The range of interventions that the Police now organise in a custody setting is impressive. For example in the northern unit in Merthyr the Police have provided desk space for the Samaritans to assist in tackling crises and in providing people with support while in custody. Likewise with the provision of drug and alcohol services to try and help people in custody. The Police carry a duty of care to each person, but on occasions that can absorb a lot of officer time which is not then available to other front line duties.
It was interesting to consider the relationship between various Welsh Government strategies and those in which the police are active participants (Public Service Boards) and those in which they are not (strategic boards for Social services and wellbeing).
Breaking the cycle – everyone’s responsibility
As a society we must face some fundamental questions about the cycle of offending and reoffending that occurs for some people. “Lock them up” is an easy slogan, but it is not a solution to many of these non-crime problems we face in our communities. Neither is it very cost effective. We must find better solutions in our own communities and provide the pathways that help people overcome their problems.
Place of Safety
We discussed Section 136 of the Mental Health Act and work around places of safety. For adults that could be a Police cell and the Police organise support from health care professionals.

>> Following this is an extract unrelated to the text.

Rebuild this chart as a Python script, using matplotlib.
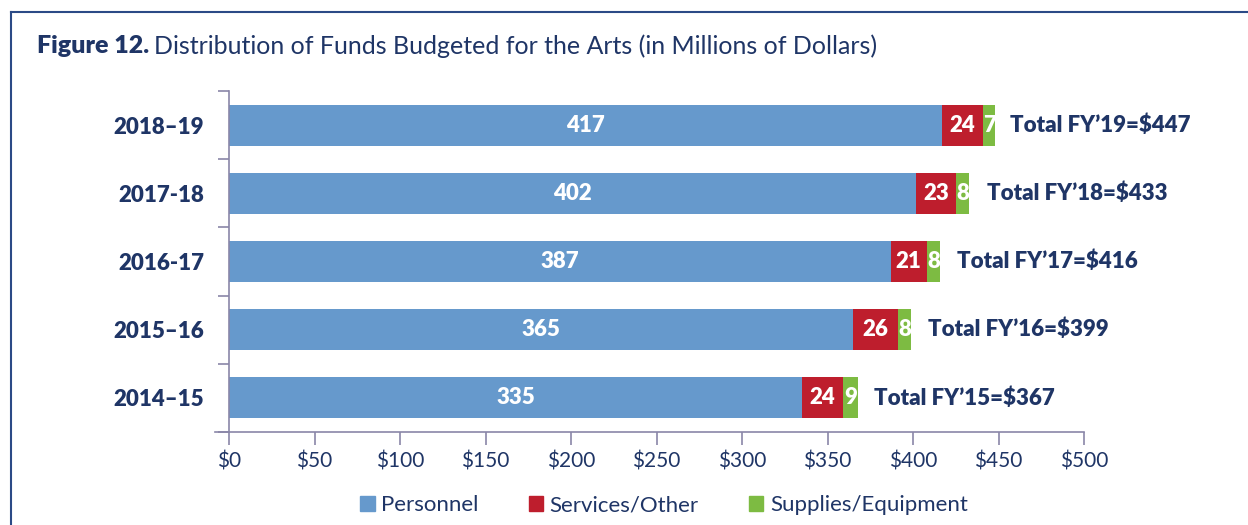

If a person is under 18 that ‘place of safety’ can no longer be a Police station, but that does now require effective partnership work to provide suitable facilities. An officer being used as a safe point of company while health and social services sort out alternative provision can however absorb resources.
It was interesting to hear ideas about Section 136 referral suites (rather than custody) which might provide more effective places of sanctuary for people needing support in a crisis.
Crisis and assessment
For the police, like other mental health services I have spoken to, the focus is on getting a person to an assessment and signposted to a service in as effective a way as possible. But some of the responsibilities fall in to ‘grey areas’ particularly for people who may have vulnerabilities but are not with the police for a criminal activity.
It was good to learn that the South wales Police will have a mental health nurse in their public service centre from December 2018 to assist in the assessment of crisis calls and hopefully help refer people to suitable pathways. This replicates a service already covering Rhymney (Gwent) previously.
It was also interesting to learn about insurance and professional issues if the police are involved in conveying a person to a mental health service if the person concerned is not formally in custody.
We discussed the increased use of psychoactive drugs and the pressure being placed on services. New operations are now in progress to intervene and offer individuals drug referral and rehabilitation and I will be keen to see an evaluation of this work in due course.
Once more I gained a clear impression of the dynamic nature of policing and the demands this can place on health and social services to meet the demands for mental health support.
All in all some time well spent in learning more about the complex nature of the work which the Police can do.